Let us assume for a moment that the police succeed in getting both Kumar Vishwas and Alka Lamba convicted in a court. Will that redound to the credit of Kejriwal? Not when Kumar Vishwas is out of politics and Alka Lamba is in no position to challenge Kejriwal.

If the case prolongs, it is Kejriwal who is likely to attract some bad publicity for practicing ‘vendetta politics’. Kumar Vishwas may fail to produce any evidence that satisfies the court and, let us again assume, he is sentenced as punishment. How will that help Kejriwal? In fact, it may produce the opposite result: Kumar Vishwas can play the victim card if he is punished to satisfy the ego (or whims) of a formidable politician.

Again, it may be another admission of ignorance of refinements of the rules and the law, but a question that also agitates one is why the case against the two critics of Kejriwal could not be filed in Delhi. Admitted that the impugned statement was made at the time of the Punjab polls, but Punjab is not the state where Kejriwal normally resides.

It only strengthens the feeling that Kejriwal is no different from the politicians he used to routinely denounce where he tasted power. He is extra sensitive to criticism and does not believe in ‘forgive and forget’. His ‘revolutionary’ spirit has evaporated and with that goes out his desire to ring in a new dawn of politics in India.
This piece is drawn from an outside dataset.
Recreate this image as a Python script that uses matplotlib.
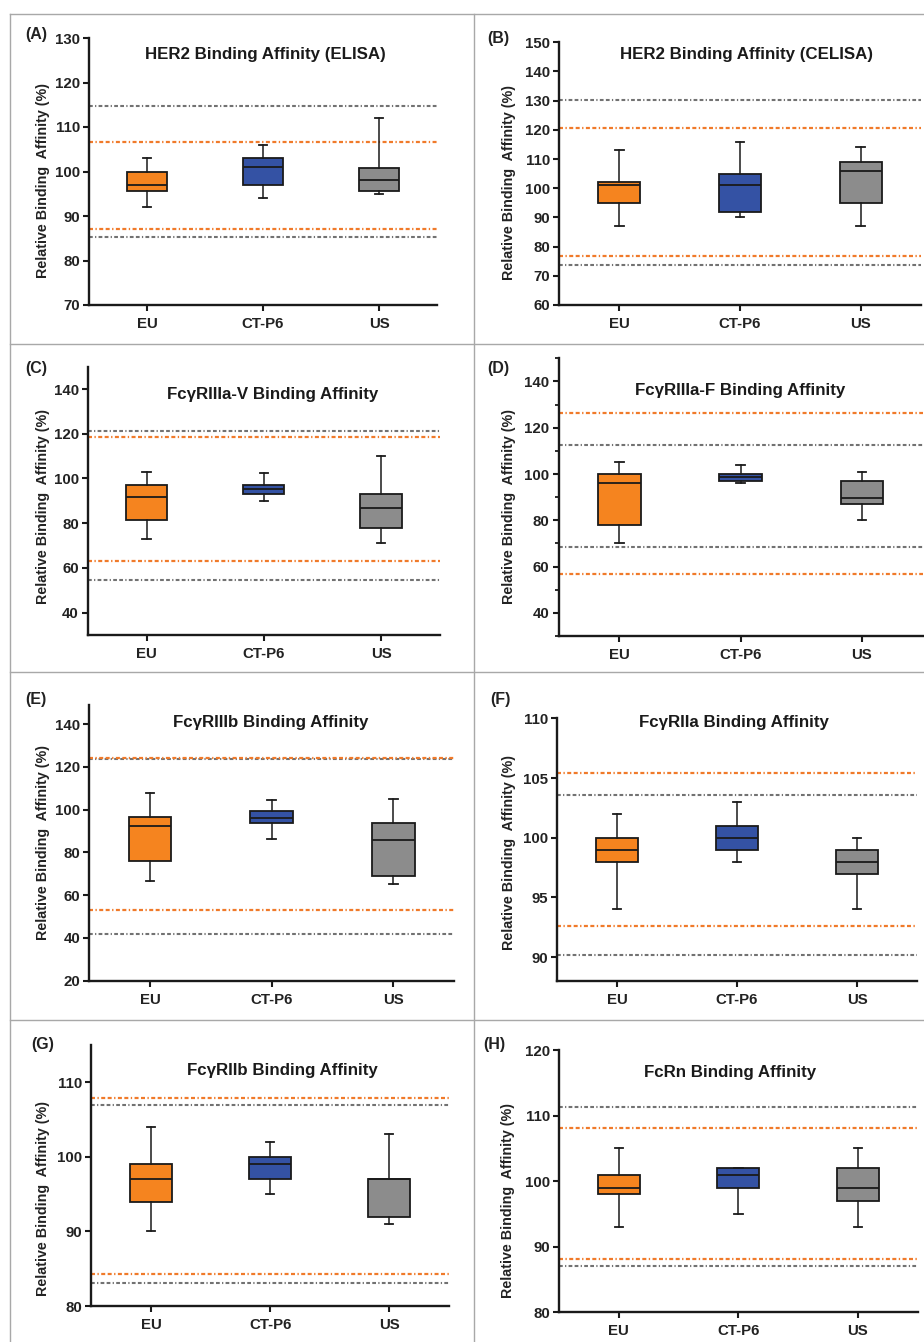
import matplotlib
matplotlib.use("Agg")
import matplotlib.pyplot as plt
from matplotlib.lines import Line2D
from matplotlib.ticker import MultipleLocator

plt.rcParams['font.family'] = ['Liberation Sans', 'DejaVu Sans']

# ---------------- data ----------------
categories = ["EU", "CT-P6", "US"]
panel_labels = ["(A)", "(B)", "(C)", "(D)", "(E)", "(F)", "(G)", "(H)"]
titles = ["HER2 Binding Affinity (ELISA)", "HER2 Binding Affinity (CELISA)",
          "Fc\u03b3RIIIa-V Binding Affinity", "Fc\u03b3RIIIa-F Binding Affinity",
          "Fc\u03b3RIIIb Binding Affinity", "Fc\u03b3RIIa Binding Affinity",
          "Fc\u03b3RIIb Binding Affinity", "FcRn Binding Affinity"]
y_label = "Relative Binding  Affinity (%)"

# box stats per category: [whisker low, Q1, median, Q3, whisker high]
stats_A = [[92, 95.7, 97, 100, 103], [94, 97, 101, 103, 106], [95, 95.7, 98, 100.8, 112]]
stats_B = [[87, 95, 101, 102, 113], [90, 92, 101, 105, 116], [87, 95, 106, 109, 114]]
stats_C = [[73, 81.5, 91.5, 97, 103], [90, 93.2, 95.1, 97, 102.5], [71, 78, 87, 93, 110]]
stats_D = [[70, 78, 96, 100, 105], [96, 97, 98.7, 100, 104], [80, 87, 89.5, 97, 101]]
stats_E = [[66.6, 76, 92.6, 96.5, 107.6], [86.5, 93.6, 96, 99.3, 104.5], [65.4, 68.8, 85.6, 93.6, 105.2]]
stats_F = [[94, 98, 99, 100, 102], [98, 99, 100, 101, 103], [94, 97, 98, 99, 100]]
stats_G = [[90, 94, 97, 99, 104], [95, 97, 99, 100, 102], [91, 92, 97, 97, 103]]
stats_H = [[93, 98, 99, 101, 105], [95, 99, 101, 102, 102], [93, 97, 99, 102, 105]]

# reference range lines (upper, lower)
orange_A = [106.7, 87.0];  gray_A = [114.7, 85.3]
orange_B = [120.8, 76.7];  gray_B = [130.2, 73.7]
orange_C = [118.4, 62.9];  gray_C = [121.2, 54.6]
orange_D = [126.4, 56.7];  gray_D = [112.5, 68.4]
orange_E = [124.3, 53.0];  gray_E = [123.6, 41.8]
orange_F = [105.4, 92.6];  gray_F = [103.6, 90.2]
orange_G = [107.85, 84.3]; gray_G = [106.9, 83.1]
orange_H = [108.1, 88.2];  gray_H = [111.3, 87.0]

all_stats = [stats_A, stats_B, stats_C, stats_D, stats_E, stats_F, stats_G, stats_H]
all_orange = [orange_A, orange_B, orange_C, orange_D, orange_E, orange_F, orange_G, orange_H]
all_gray = [gray_A, gray_B, gray_C, gray_D, gray_E, gray_F, gray_G, gray_H]

# ---------------- layout (pixels) ----------------
W, H = 924, 1342
# left, right, top, bottom of axes in pixels
ax_px = [(89, 437, 38, 305), (559, 921, 42.3, 305),
         (88, 439.6, 366.7, 635), (558.6, 922.6, 358.3, 636),
         (89.2, 454.2, 705, 980.7), (557, 917, 718.3, 981),
         (91.4, 448.9, 1045, 1306), (558.9, 917.8, 1050, 1312.3)]
ylims = [(70, 130), (60, 150), (30, 150), (30, 150), (20, 149), (88, 110), (80, 115), (80, 120)]
yticks = [range(70, 131, 10), range(60, 151, 10), range(40, 141, 20), range(40, 141, 20),
          range(20, 141, 20), range(90, 111, 5), range(80, 111, 10), range(80, 121, 10)]
minor = [None, None, None, 10, None, None, None, None]
label_px = [(36, 35), (498, 38), (36, 369), (498, 369), (36, 699), (500, 699), (43, 1045), (494, 1044)]
title_px = [(265, 55), (747, 54), (273, 394), (740, 391), (271, 722), (734, 722), (282, 1070), (730, 1072)]
ylabel_px = [(43, 180), (509, 182), (43, 507), (509, 507), (43, 842), (509, 853), (43, 1198), (508, 1200)]

box_colors = ["#F5841F", "#3452A4", "#8C8C8C"]
orange_line = "#F07A2A"
gray_line = "#727272"
ink = "#1A1A1A"

fig = plt.figure(figsize=(W / 100, H / 100), dpi=100)

# panel frame lines
frame_col = "#A8A8A8"
for yy in [13.5, 344, 672, 1020]:
    fig.add_artist(Line2D([9.5 / W, 1], [1 - yy / H, 1 - yy / H], color=frame_col, lw=1.0))
for xx in [9.5, 473.5]:
    fig.add_artist(Line2D([xx / W, xx / W], [1 - 13.5 / H, 0], color=frame_col, lw=1.0))

dash = (0, (1.8, 1.1, 0.6, 1.1, 1.8, 1.1))

for i in range(8):
    l, r, t, b = ax_px[i]
    ax = fig.add_axes([l / W, 1 - b / H, (r - l) / W, (b - t) / H])
    stats = []
    for j, cat in enumerate(categories):
        s = all_stats[i][j]
        stats.append(dict(whislo=s[0], q1=s[1], med=s[2], q3=s[3], whishi=s[4], fliers=[], label=cat))
    bp = ax.bxp(stats, positions=[0, 1, 2], widths=0.35, patch_artist=True, showfliers=False,
                capwidths=0.07,
                boxprops=dict(edgecolor=ink, linewidth=1.3),
                medianprops=dict(color=ink, linewidth=1.3),
                whiskerprops=dict(color=ink, linewidth=1.1),
                capprops=dict(color=ink, linewidth=1.3))
    for patch, c in zip(bp['boxes'], box_colors):
        patch.set_facecolor(c)
    for v in all_gray[i]:
        ax.axhline(v, color=gray_line, lw=1.5, linestyle=dash, zorder=1)
    for v in all_orange[i]:
        ax.axhline(v, color=orange_line, lw=1.6, linestyle=dash, zorder=1)

    ax.set_xlim(-0.5, 2.5)
    ax.set_ylim(*ylims[i])
    ax.set_yticks(list(yticks[i]))
    if minor[i]:
        ax.yaxis.set_minor_locator(MultipleLocator(minor[i]))
        ax.tick_params(axis='y', which='minor', length=3, width=1.3, color=ink)
    ax.set_xticks([0, 1, 2])
    ax.set_xticklabels(categories)
    for sp in ['top', 'right']:
        ax.spines[sp].set_visible(False)
    for sp in ['left', 'bottom']:
        ax.spines[sp].set_linewidth(1.7)
        ax.spines[sp].set_color(ink)
    ax.tick_params(axis='both', which='major', length=4.5, width=1.5, color=ink,
                   labelsize=10.8, labelcolor="#222222", pad=2)
    ax.tick_params(axis='x', pad=4)
    for lab in ax.get_xticklabels() + ax.get_yticklabels():
        lab.set_fontweight('bold')
    ax.set_facecolor('none')

    lx, ly = label_px[i]
    fig.text(lx / W, 1 - ly / H, panel_labels[i], fontsize=11.5, fontweight='bold',
             ha='center', va='center', color="#222222")
    tx, ty = title_px[i]
    fig.text(tx / W, 1 - ty / H, titles[i], fontsize=12.2, fontweight='bold',
             ha='center', va='center', color="#1A1A1A")
    yx, yy = ylabel_px[i]
    fig.text(yx / W, 1 - yy / H, y_label, fontsize=10.3, fontweight='bold', rotation=90,
             ha='center', va='center', color="#222222")

fig.savefig("out.png", dpi=100, facecolor='white')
His chance to redeem himself will be a good show by the AAP government in Punjab which, by most accounts, is remote controlled by him. Punjab faces a multitude of problems, not least of which would be balancing the budget with a huge debt while its resources are inadequate to pay for all the freebies announced by the Aam Admi Party in its manifesto. He has to prove that he could have done more in Delhi if only he had all the power normally enjoyed by chief ministers of ‘full-fledged’ states.